◆ STORED DATA:
========
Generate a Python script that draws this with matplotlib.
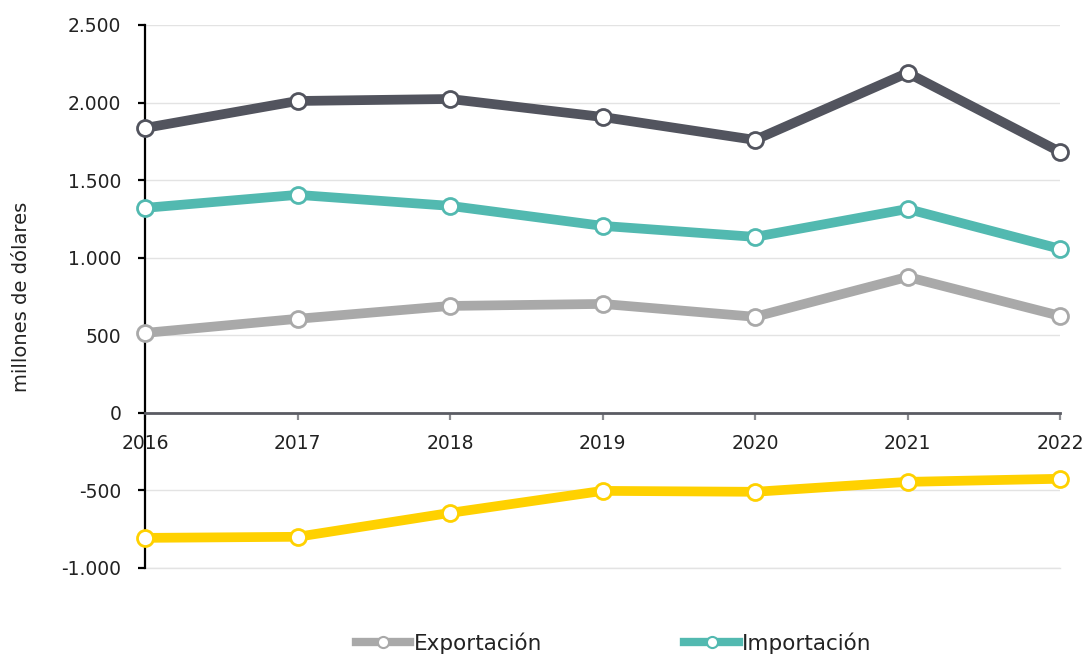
import matplotlib.pyplot as plt
from matplotlib.lines import Line2D
from matplotlib.ticker import FuncFormatter

plt.rcParams['font.family'] = ['DejaVu Sans']

years = [2016, 2017, 2018, 2019, 2020, 2021, 2022]
exportacion = [515, 606, 689, 702, 619, 876, 625]
importacion = [1321, 1405, 1334, 1205, 1134, 1314, 1057]
intercambio = [1836, 2010, 2023, 1907, 1759, 2191, 1682]
balanza = [-806, -799, -645, -503, -509, -445, -425]

series = [
    ("Exportación", exportacion, "#A9A9A9"),
    ("Importación", importacion, "#52B9B0"),
    ("Intercambio comercial", intercambio, "#52545E"),
    ("Balanza comercial", balanza, "#FFD100"),
]

fig = plt.figure(figsize=(10.88, 6.57), dpi=100)
ax = fig.add_axes([0.1333, 0.1355, 0.841, 0.8265])

for name, vals, col in series:
    ax.plot(years, vals, color=col, lw=7, marker='o', ms=11.5,
            mfc='white', mec=col, mew=2, label=name, zorder=3,
            solid_capstyle='round', clip_on=False)

ax.set_xlim(2016, 2022)
ax.set_ylim(-1000, 2500)
ax.set_yticks(range(-1000, 2501, 500))
ax.set_xticks(years)
ax.yaxis.set_major_formatter(FuncFormatter(lambda v, p: f"{int(v):,}".replace(",", ".")))

ax.grid(axis='y', color='#E3E3E3', lw=1)
ax.axhline(-1000, color='#E3E3E3', lw=1, clip_on=False, zorder=0)
ax.set_axisbelow(True)

for s in ['top', 'right']:
    ax.spines[s].set_visible(False)
ax.spines['bottom'].set_position(('data', 0))
ax.spines['bottom'].set_color('#5A5B63')
ax.spines['bottom'].set_linewidth(2)
ax.spines['left'].set_color('black')
ax.spines['left'].set_linewidth(1.6)

ax.tick_params(axis='y', length=5, width=1.6, color='black', labelsize=13.5,
               pad=12, labelcolor='#222222')
ax.tick_params(axis='x', length=5, width=1.6, color='#8A8B90', labelsize=13.5,
               pad=10, labelcolor='#222222')

ax.set_ylabel("millones de dólares", fontsize=14, color='#222222', labelpad=22)

# legend: only the two entries visible in the reference
leg_handles = [Line2D([], [], color=col, lw=6, marker='o', ms=8, mfc='white',
                      mec=col, mew=1.5, label=name)
               for name, vals, col in series[:2]]
fig.legend(handles=leg_handles, loc='center', bbox_to_anchor=(0.564, 0.021),
           ncol=2, frameon=False, fontsize=15.5, handlelength=2.55,
           columnspacing=6.6, handletextpad=0.15, borderpad=0,
           labelcolor='#222222')

fig.savefig("out.png", dpi=100)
========
◆ WRITTEN PROBLEM: Please restate the material above line by line, exactly, beginning at its first line and ending with the line that contains "ax.set_axisbelow(True)", without any pictures.

◆ RESPONSE BELOW:
Generate a Python script that draws this with matplotlib.
import matplotlib.pyplot as plt
from matplotlib.lines import Line2D
from matplotlib.ticker import FuncFormatter

plt.rcParams['font.family'] = ['DejaVu Sans']

years = [2016, 2017, 2018, 2019, 2020, 2021, 2022]
exportacion = [515, 606, 689, 702, 619, 876, 625]
importacion = [1321, 1405, 1334, 1205, 1134, 1314, 1057]
intercambio = [1836, 2010, 2023, 1907, 1759, 2191, 1682]
balanza = [-806, -799, -645, -503, -509, -445, -425]

series = [
    ("Exportación", exportacion, "#A9A9A9"),
    ("Importación", importacion, "#52B9B0"),
    ("Intercambio comercial", intercambio, "#52545E"),
    ("Balanza comercial", balanza, "#FFD100"),
]

fig = plt.figure(figsize=(10.88, 6.57), dpi=100)
ax = fig.add_axes([0.1333, 0.1355, 0.841, 0.8265])

for name, vals, col in series:
    ax.plot(years, vals, color=col, lw=7, marker='o', ms=11.5,
            mfc='white', mec=col, mew=2, label=name, zorder=3,
            solid_capstyle='round', clip_on=False)

ax.set_xlim(2016, 2022)
ax.set_ylim(-1000, 2500)
ax.set_yticks(range(-1000, 2501, 500))
ax.set_xticks(years)
ax.yaxis.set_major_formatter(FuncFormatter(lambda v, p: f"{int(v):,}".replace(",", ".")))

ax.grid(axis='y', color='#E3E3E3', lw=1)
ax.axhline(-1000, color='#E3E3E3', lw=1, clip_on=False, zorder=0)
ax.set_axisbelow(True)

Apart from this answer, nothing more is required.